Instructions for the task → The lines to extract run from the start of the records through the line with "il10_sig = [(1, 4, 690), (1, 5, 786)]", both ends included; drop the pictures.
-- BEGIN --
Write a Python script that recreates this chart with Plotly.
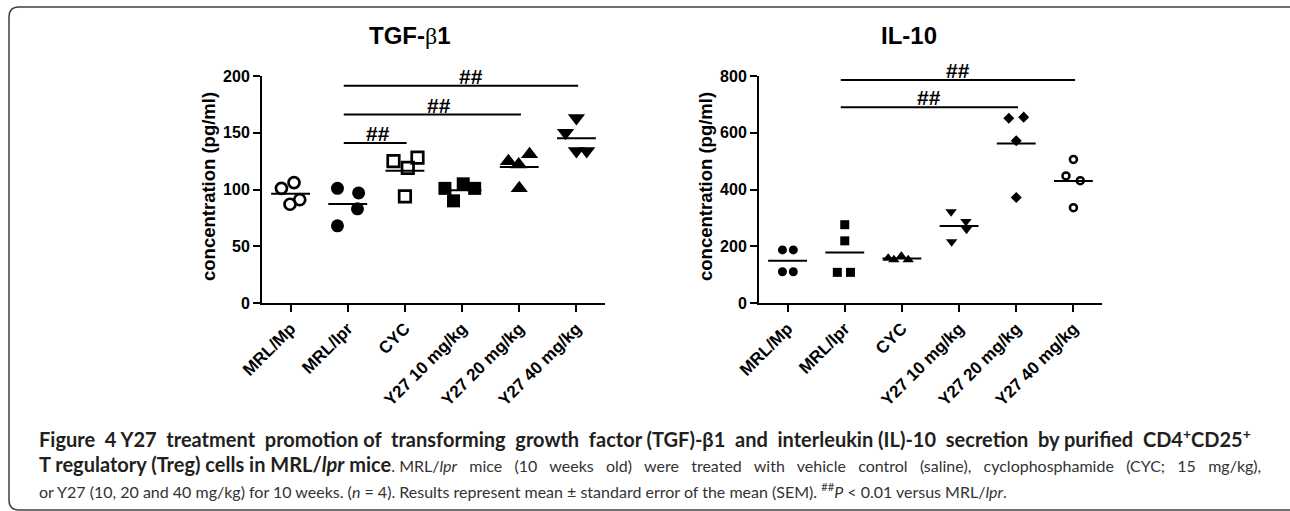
import plotly.graph_objects as go

# ---------------- data ----------------
groups = ["MRL/Mp", "MRL/lpr", "CYC", "Y27 10 mg/kg", "Y27 20 mg/kg", "Y27 40 mg/kg"]

tgf_mrl_mp = [101, 106, 91, 87]
tgf_mrl_lpr = [101, 97, 83, 68]
tgf_cyc = [125, 128, 119, 94]
tgf_y27_10 = [101, 105, 101, 90]
tgf_y27_20 = [125, 131, 122, 101]
tgf_y27_40 = [163, 150, 134, 134]

il10_mrl_mp = [187, 187, 110, 110]
il10_mrl_lpr = [276, 219, 108, 108]
il10_cyc = [158, 165, 152, 152]
il10_y27_10 = [322, 287, 260, 216]
il10_y27_20 = [651, 655, 572, 372]
il10_y27_40 = [506, 448, 431, 336]

tgf_ticks = [0, 50, 100, 150, 200]
il10_ticks = [0, 200, 400, 600, 800]

# significance comparisons: (from group, to group, bar level value)
tgf_sig = [(1, 2, 141), (1, 4, 166), (1, 5, 191.5)]
il10_sig = [(1, 4, 690), (1, 5, 786)]

# ---------------- styling / jitter ----------------
tgf_jitter = [
    [-0.16, 0.06, 0.16, -0.01],
    [-0.18, 0.19, 0.17, -0.18],
    [-0.20, 0.22, 0.05, 0.0],
    [-0.30, 0.02, 0.22, -0.15],
    [-0.19, 0.18, -0.01, 0.0],
    [0.0, -0.19, 0.0, 0.18],
]
il10_jitter = [
    [-0.09, 0.10, -0.09, 0.10],
    [0.0, 0.0, -0.13, 0.10],
    [-0.24, -0.01, -0.14, 0.11],
    [-0.14, 0.12, 0.13, -0.13],
    [-0.13, 0.13, 0.0, 0.0],
    [0.0, -0.13, 0.12, 0.0],
]
tgf_sym = [("circle-open", 11, 2.7), ("circle", 13, 0), ("square-open", 11.5, 2.7),
           ("square", 13, 0), ("triangle-up", 15, 0), ("triangle-down", 15, 0)]
il10_sym = [("circle", 9, 0), ("square", 9, 0), ("triangle-up", 10, 0),
            ("triangle-down", 10, 0), ("diamond", 8.5, 0), ("circle-open", 7, 2.5)]

tgf_data = [tgf_mrl_mp, tgf_mrl_lpr, tgf_cyc, tgf_y27_10, tgf_y27_20, tgf_y27_40]
il10_data = [il10_mrl_mp, il10_mrl_lpr, il10_cyc, il10_y27_10, il10_y27_20, il10_y27_40]

W, H = 1290, 511
fig = go.Figure()

def add_panel(data, jit, syms, xa, ya):
    for i, vals in enumerate(data):
        sym, size, lw = syms[i]
        xs = [i + j for j in jit[i]]
        fig.add_trace(go.Scatter(
            x=xs, y=vals, mode="markers", xaxis=xa, yaxis=ya, showlegend=False,
            cliponaxis=False, hoverinfo="skip",
            marker=dict(symbol=sym, size=size, color="black",
                        line=dict(width=lw, color="black")),
        ))
        m = sum(vals) / len(vals)
        fig.add_trace(go.Scatter(
            x=[i - 0.34, i + 0.34], y=[m, m], mode="lines", xaxis=xa, yaxis=ya,
            showlegend=False, cliponaxis=False, hoverinfo="skip",
            line=dict(color="black", width=2),
        ))

add_panel(tgf_data, tgf_jitter, tgf_sym, "x", "y")
add_panel(il10_data, il10_jitter, il10_sym, "x2", "y2")

shapes = []
annotations = []

def add_sig(sig, xref, yref, text_dx):
    for k, (a, b, lvl) in enumerate(sig):
        x0, x1 = a - 0.07, b + 0.03
        shapes.append(dict(type="line", xref=xref, yref=yref, x0=x0, x1=x1,
                           y0=lvl, y1=lvl, line=dict(color="black", width=2)))
        annotations.append(dict(xref=xref, yref=yref, x=(x0 + x1) / 2 + text_dx[k], y=lvl,
                                xanchor="center", text="##", showarrow=False,
                                yanchor="bottom", yshift=-4,
                                font=dict(family="Arial", size=21, color="black", weight="bold")))

add_sig(tgf_sig, "x", "y", [0.05, 0.12, 0.17])
add_sig(il10_sig, "x2", "y2", [0.0, 0.0])

xfont = dict(family="Arial", size=17, color="black", weight="bold")
yfont = dict(family="Arial", size=16, color="black", weight="bold")
xcommon = dict(range=[-0.5, 5.5], tickvals=list(range(6)), ticktext=groups, tickangle=-45,
               showline=True, linewidth=2, linecolor="black", ticks="outside", ticklen=7,
               tickwidth=2, tickcolor="black", showgrid=False, zeroline=False,
               tickfont=xfont, automargin=False)
ycommon = dict(showline=True, linewidth=2, linecolor="black", ticks="outside",
               ticklen=7, tickwidth=2, tickcolor="black", showgrid=False,
               zeroline=False, tickfont=yfont, automargin=False)
ydom = [1 - 303 / H, 1 - 76 / H]

fig.update_layout(
    template="none",
    width=W, height=H, autosize=False,
    margin=dict(l=0, r=0, t=0, b=0, pad=0, autoexpand=False),
    paper_bgcolor="white", plot_bgcolor="white",
    xaxis=dict(domain=[262 / W, 605 / W], anchor="y", **xcommon),
    xaxis2=dict(domain=[759 / W, 1102 / W], anchor="y2", **xcommon),
    yaxis=dict(domain=ydom, anchor="x", range=[0, 200], tickvals=tgf_ticks, **ycommon),
    yaxis2=dict(domain=ydom, anchor="x2", range=[0, 800], tickvals=il10_ticks, **ycommon),
)

# panel titles
title_font = dict(family="Arial", size=24, color="black", weight="bold")
annotations.append(dict(xref="paper", yref="paper", x=410 / W, y=1 - 35 / H,
                        xanchor="center", yanchor="middle",
                        text="TGF-<span style=\"font-family:'Liberation Serif';font-weight:normal\">β</span>1",
                        showarrow=False, font=title_font))
annotations.append(dict(xref="paper", yref="paper", x=909 / W, y=1 - 35 / H, text="IL-10",
                        xanchor="center", yanchor="middle",
                        showarrow=False, font=title_font))
# y-axis titles
for xp in (208, 705):
    annotations.append(dict(xref="paper", yref="paper", x=xp / W, y=1 - 187 / H,
                            xanchor="center", yanchor="middle",
                            text="concentration (pg/ml)", textangle=-90, showarrow=False,
                            font=dict(family="Arial", size=18.5, color="black", weight="bold")))

# caption (justified lines emulated with extra spaces)
def justify(words, extra):
    gaps = len(words) - 1
    out = words[0]
    acc = 0
    for i, w in enumerate(words[1:]):
        target = round((i + 1) * extra / gaps)
        n = target - acc
        acc = target
        out += " " + "&nbsp;" * n + w
    return out

reg_open = "<span style=\"color:#333333;font-weight:normal;font-size:16px\">"
l1_words = ("Figure 4 Y27 treatment promotion of transforming growth factor (TGF)-β1 and "
            "interleukin (IL)-10 secretion by purified").split(" ") + \
           ["CD4<sup>+</sup>CD25<sup>+</sup>"]
line1 = "<b>" + justify(l1_words, 11) + "</b>"
l2_reg_words = ("MRL/<i>lpr</i> mice (10 weeks old) were treated with vehicle control (saline), "
                "cyclophosphamide (CYC; 15 mg/kg),").split(" ")
line2 = ("<b>T regulatory (Treg) cells in MRL/<i>lpr</i> mice</b>"
         + reg_open + ". " + justify(l2_reg_words, 28) + "</span>")
line3 = (reg_open + "or Y27 (10, 20 and 40 mg/kg) for 10 weeks. (<i>n</i> = 4). Results represent "
         "mean ± standard error of the mean (SEM). <sup>##</sup><i>P</i> &lt; 0.01 versus "
         "MRL/<i>lpr</i>.</span>")
cap_font = dict(family="Lato", size=20, color="#231f20")
for txt, yp in ((line1, 438), (line2, 464), (line3, 490)):
    annotations.append(dict(xref="paper", yref="paper", x=37 / W, y=1 - yp / H,
                            xanchor="left", yanchor="middle", text=txt, showarrow=False,
                            font=cap_font))

# rounded frame
def px(x):
    return x / W
def py(y):
    return 1 - y / H
x0, x1, y0, y1, r = 9, 1298, 7, 510, 10
path = (f"M {px(x0 + r)},{py(y0)} L {px(x1 - r)},{py(y0)} Q {px(x1)},{py(y0)} {px(x1)},{py(y0 + r)} "
        f"L {px(x1)},{py(y1 - r)} Q {px(x1)},{py(y1)} {px(x1 - r)},{py(y1)} "
        f"L {px(x0 + r)},{py(y1)} Q {px(x0)},{py(y1)} {px(x0)},{py(y1 - r)} "
        f"L {px(x0)},{py(y0 + r)} Q {px(x0)},{py(y0)} {px(x0 + r)},{py(y0)} Z")
shapes.append(dict(type="path", xref="paper", yref="paper", path=path,
                   line=dict(color="#404040", width=1.5)))

fig.update_layout(shapes=shapes, annotations=annotations)
fig.write_html("out.html", config={"displayModeBar": False, "staticPlot": True},
               post_script="document.body.style.margin='0px';")
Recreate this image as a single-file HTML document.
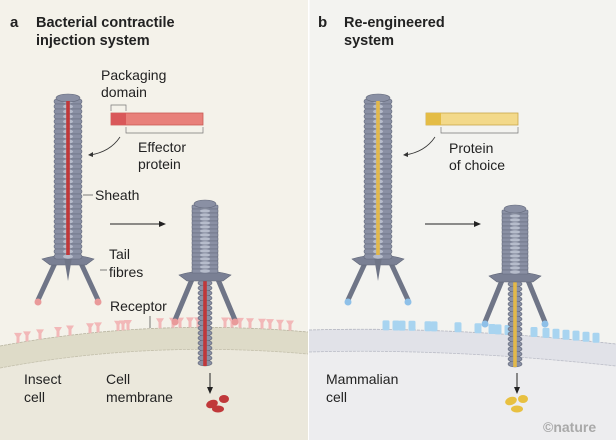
<!DOCTYPE html>
<html><head><meta charset="utf-8"><style>
html,body{margin:0;padding:0;background:#f4f2ec}
svg{display:block}
text{font-family:"Liberation Sans",sans-serif;fill:#222}
</style></head><body>
<svg id="s" width="616" height="440" viewBox="0 0 616 440" xmlns="http://www.w3.org/2000/svg">
<rect x="0" y="0" width="308" height="440" fill="#f4f2ea"/>
<rect x="309" y="0" width="307" height="440" fill="#f3f3f0"/>
<rect x="308" y="0" width="1.5" height="440" fill="#fff"/>
<path d="M0 346 Q150 318 308 332 L308 440 L0 440Z" fill="#ebe8dc"/>
<path d="M0 346 Q150 318 308 332 L308 354 Q150 340 0 368Z" fill="#dedbc8"/>
<path d="M0 346 Q150 318 308 332" fill="none" stroke="#b8b4a0" stroke-width="0.8" stroke-dasharray="3 1"/>
<path d="M0 368 Q150 340 308 354" fill="none" stroke="#c4c0ac" stroke-width="0.8" stroke-dasharray="3 1"/>
<path d="M309 330 Q450 326 616 344 L616 440 L309 440Z" fill="#ededef"/>
<path d="M309 330 Q450 326 616 344 L616 366 Q450 348 309 352Z" fill="#e1e2e8"/>
<path d="M309 330 Q450 326 616 344" fill="none" stroke="#b4b6c0" stroke-width="0.8" stroke-dasharray="3 1"/>
<path d="M309 352 Q450 348 616 366" fill="none" stroke="#bcbec8" stroke-width="0.8" stroke-dasharray="3 1"/>
<g id="g"></g>
<text x="10" y="27" font-size="15" font-weight="bold">a</text>
<text x="36" y="27" font-size="14.5" font-weight="bold">Bacterial contractile</text>
<text x="36" y="45" font-size="14.5" font-weight="bold">injection system</text>
<text x="318" y="27" font-size="15" font-weight="bold">b</text>
<text x="344" y="27" font-size="14.5" font-weight="bold">Re-engineered</text>
<text x="344" y="45" font-size="14.5" font-weight="bold">system</text>
<g font-size="14">
<text x="101" y="80">Packaging</text><text x="101" y="97">domain</text>
<text x="138" y="152">Effector</text><text x="138" y="169">protein</text>
<text x="95" y="200">Sheath</text>
<text x="109" y="259">Tail</text><text x="109" y="277">fibres</text>
<text x="110" y="311">Receptor</text>
<text x="24" y="384">Insect</text><text x="24" y="402">cell</text>
<text x="106" y="384">Cell</text><text x="106" y="402">membrane</text>
<text x="449" y="153">Protein</text><text x="449" y="170">of choice</text>
<text x="326" y="384">Mammalian</text><text x="326" y="402">cell</text>
</g>
<text x="543" y="432" font-size="14" font-weight="bold" style="fill:#a9a9a9">©nature</text>
<rect x="111" y="113" width="92" height="12" fill="#e8807a" stroke="#c85a55" stroke-width="0.8"/>
<rect x="111" y="113" width="15" height="12" fill="#d9585a"/>
<path d="M111 111 V105 H126 V111" fill="none" stroke="#777" stroke-width="0.7"/>
<path d="M126 127 V133 H203 V127" fill="none" stroke="#777" stroke-width="0.7"/>
<rect x="426" y="113" width="92" height="12" fill="#f3d98a" stroke="#c9a74a" stroke-width="0.8"/>
<rect x="426" y="113" width="15" height="12" fill="#e4bc45"/>
<path d="M441 127 V133 H518 V127" fill="none" stroke="#777" stroke-width="0.7"/>
<path d="M120 137 Q110 152 90 155" fill="none" stroke="#333" stroke-width="0.8"/><path d="M88 155 l5 -3 l0 5z" fill="#333"/>
<path d="M435 137 Q425 152 405 155" fill="none" stroke="#333" stroke-width="0.8"/><path d="M403 155 l5 -3 l0 5z" fill="#333"/>
<path d="M110 224 H160" stroke="#222" stroke-width="1"/><path d="M166 224 l-7 -3 v6z" fill="#222"/>
<path d="M425 224 H475" stroke="#222" stroke-width="1"/><path d="M481 224 l-7 -3 v6z" fill="#222"/>
<path d="M83 195 H93 M100 270 H107 M150 316 V328" stroke="#555" stroke-width="0.8"/>
<path d="M210 373 V388" stroke="#222" stroke-width="1"/><path d="M210 394 l-3 -7 h6z" fill="#222"/>
<path d="M517 373 V388" stroke="#222" stroke-width="1"/><path d="M517 394 l-3 -7 h6z" fill="#222"/>
<g fill="#c0383a"><ellipse cx="212" cy="404" rx="6" ry="4" transform="rotate(-20 212 404)"/><ellipse cx="224" cy="399" rx="5" ry="4"/><ellipse cx="218" cy="409" rx="6" ry="3.5"/></g>
<g fill="#e8c040"><ellipse cx="511" cy="401" rx="6" ry="4" transform="rotate(-20 511 401)"/><ellipse cx="523" cy="399" rx="5" ry="4"/><ellipse cx="517" cy="409" rx="6" ry="3.5"/></g>
</svg>
<script>
var g=document.getElementById('g'),h='';
function E(t,a){h+='<'+t+' '+a+'/>';}
function q(t,a,b,c){return (1-t)*(1-t)*a+2*t*(1-t)*b+t*t*c;}
// receptors first (behind phages)
var rl=[18,27,40,58,70,90,98,118,123,128,160,173,180,190,198,225,232,240,250,262,270,280,290];
rl.forEach(function(x){var y=q(x/308,346,318,332);E('path','d="M'+(x-4)+' '+(y-10)+' h8 l-2.5 4 v6 h-3 v-6z" fill="#f2b8b8"');});
var rr=[386,396,402,412,428,434,458,478,492,498,508,534,546,556,566,576,586,596];
rr.forEach(function(x){var y=q((x-309)/307,330,326,344);E('rect','x="'+(x-3.5)+'" y="'+(y-9)+'" width="7" height="10" rx="1.5" fill="#a8d4f0"');});
function phage(cx,top,len,contract,core,tipCol,legY){
 var w=contract?26:28;
 var by=top+len;
 E('path','d="M'+(cx-12)+' '+(by+4)+' L'+(cx-30)+' '+(legY)+'" stroke="#6f7587" stroke-width="5" stroke-linecap="round" fill="none"');
 E('path','d="M'+(cx+12)+' '+(by+4)+' L'+(cx+30)+' '+(legY)+'" stroke="#6f7587" stroke-width="5" stroke-linecap="round" fill="none"');
 E('circle','cx="'+(cx-30)+'" cy="'+(legY+2)+'" r="3.5" fill="'+tipCol+'"');
 E('circle','cx="'+(cx+30)+'" cy="'+(legY+2)+'" r="3.5" fill="'+tipCol+'"');
 if(contract){
  var tb=by+95;
  for(var y=by;y<tb;y+=5)E('ellipse','cx="'+cx+'" cy="'+y+'" rx="7" ry="3" fill="#8a90a4" stroke="#5f6577" stroke-width="0.6"');
  E('rect','x="'+(cx-1.8)+'" y="'+(by-10)+'" width="3.6" height="'+(tb-by+8)+'" fill="'+core+'"');
 }
 E('path','d="M'+(cx-26)+' '+(by+2)+' Q'+cx+' '+(by-6)+' '+(cx+26)+' '+(by+2)+' L'+(cx+18)+' '+(by+8)+' L'+(cx-18)+' '+(by+8)+'Z" fill="#7a8094" stroke="#5f6577" stroke-width="0.6"');
 if(!contract) E('path','d="M'+(cx-4)+' '+by+' L'+cx+' '+(by+24)+' L'+(cx+4)+' '+by+'Z" fill="#6f7587"');
 var step=contract?4:5;
 for(var y=top+4;y<by;y+=step){
  E('rect','x="'+(cx-w/2)+'" y="'+y+'" width="'+w+'" height="'+step+'" rx="'+(contract?1:2.5)+'" fill="#8a90a4" stroke="#646a7c" stroke-width="0.6"');
  E('ellipse','cx="'+cx+'" cy="'+(y+step/2)+'" rx="5" ry="'+(step/2-0.3)+'" fill="#b6bccb"');
 }
 E('ellipse','cx="'+cx+'" cy="'+(top+3)+'" rx="'+(w/2-2)+'" ry="4" fill="#8a90a4" stroke="#646a7c" stroke-width="0.6"');
 if(!contract) E('rect','x="'+(cx-1.8)+'" y="'+(top+6)+'" width="3.6" height="'+(len-8)+'" fill="'+core+'"');
}
phage(68,95,162,false,'#c0383a','#e99a9a',300);
phage(205,201,72,true,'#c0383a','#e99a9a',320);
phage(378,95,162,false,'#e2b84a','#8ec0e8',300);
phage(515,206,68,true,'#e2b84a','#8ec0e8',322);
g.innerHTML=h;
</script>
</body></html>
-- END --
The completed task →
Write a Python script that recreates this chart with Plotly.
import plotly.graph_objects as go

# ---------------- data ----------------
groups = ["MRL/Mp", "MRL/lpr", "CYC", "Y27 10 mg/kg", "Y27 20 mg/kg", "Y27 40 mg/kg"]

tgf_mrl_mp = [101, 106, 91, 87]
tgf_mrl_lpr = [101, 97, 83, 68]
tgf_cyc = [125, 128, 119, 94]
tgf_y27_10 = [101, 105, 101, 90]
tgf_y27_20 = [125, 131, 122, 101]
tgf_y27_40 = [163, 150, 134, 134]

il10_mrl_mp = [187, 187, 110, 110]
il10_mrl_lpr = [276, 219, 108, 108]
il10_cyc = [158, 165, 152, 152]
il10_y27_10 = [322, 287, 260, 216]
il10_y27_20 = [651, 655, 572, 372]
il10_y27_40 = [506, 448, 431, 336]

tgf_ticks = [0, 50, 100, 150, 200]
il10_ticks = [0, 200, 400, 600, 800]

# significance comparisons: (from group, to group, bar level value)
tgf_sig = [(1, 2, 141), (1, 4, 166), (1, 5, 191.5)]
il10_sig = [(1, 4, 690), (1, 5, 786)]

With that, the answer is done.